The goal of restoration here is to reconnect it to the Puget Sound, as it was over a hundred years ago. Ultimately, the idea is to mimic the conditions and landscapes the Nisqually river basin would have seen before the Brown farm family moved in. The Brown family moved into this river basin and farming in the 1800s. They built a dike to separate the land from the Puget Sound, to irrigate their crops. When the Refuge took over in 1974 it kept the Delta the way the Brown family had it.
Tidal restoration means the Brown family twin barns would most likely disappear. But I cannot see the Refuge removing the twin barns, which now serve as a feeding and nesting ground for several kinds of swallow and pigeon.
Overturning mounds of dirt, removing snags and displacing habitat could indeed disturb bird populations. At Nisqually there are nature information signs explaining that specific songbirds (who mostly migrate to Nisqually during the summer) have distinct migration patterns and rigorously obey an infallible internal clock. Some of these birds are rare to the Northwest and find refuge at the river basin because of its rich, lowlying wetland area. Environmental scientists have found that some hummingbirds, not specifically just at Nisqually, return to migratory destinations on the exact same day each year. Any restoration project of this scale probably has some effect on this migration.
Some birdwatchers use checklists. When they see a new or rare bird, they are more interested in checking it off their list than they are watching its behavior.
There should be more “environmental study areas,” or at least the practice should be encouraged. (The idea of having a restricted “environmental study area” where birdwatchers and amateur behavioral scientissts and are not allowed to sit and study is a slap in the face.) But being more conscious of each area – not just in Nisqually but everywhere – as an “environmental study area” puts things in a new light.
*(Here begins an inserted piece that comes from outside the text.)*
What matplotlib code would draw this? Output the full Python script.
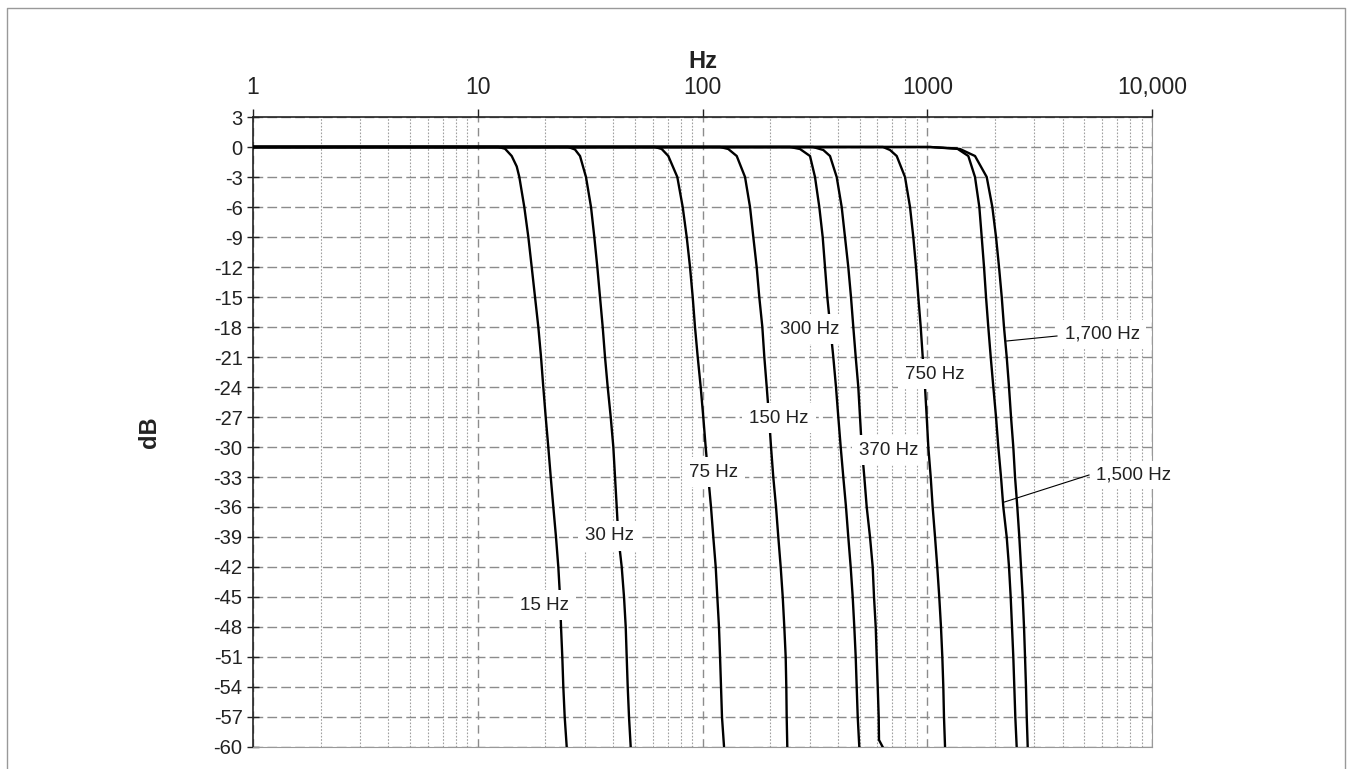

When you pass through an area on a trail – just to get to the other side – you miss all the excitement that could happen in just a twenty-minute period: all the various animals that are present in one spot, who take turns rearing their heads and exposing themselves; the patterns of falling cones and seeds from trees; the sudden changes in scenery with the addition or subtraction of one bird species; the hundreds of nooks and crannies above and below you that serve as homes; the fungus.
In real-time this is difficult to see. The swallows are constantly flipping, barreling and somersaulting through the sky in order to “swallow” insects that shift direction more rapidly that most birds. But with the camera taking still shots you can see each maneuver at a time.
Turning back the clock on Nisqually by a hundred years or more will be difficult. The Western Ecological Research Center (WERC) scientists seem confident they can do this, and have an overall greater outcome, and that they can minimize disturbances in the process. The restorers are only removing some dikes and levees to allow Puget Sound water to filter upstream. They are adding more levees and dikes further inland (presumably for lowland protection and trail use). But a new habitat, and a new environment, has been created since the development of the Brown Farm. The dikes are not natural, but they are now a part of the lanscape.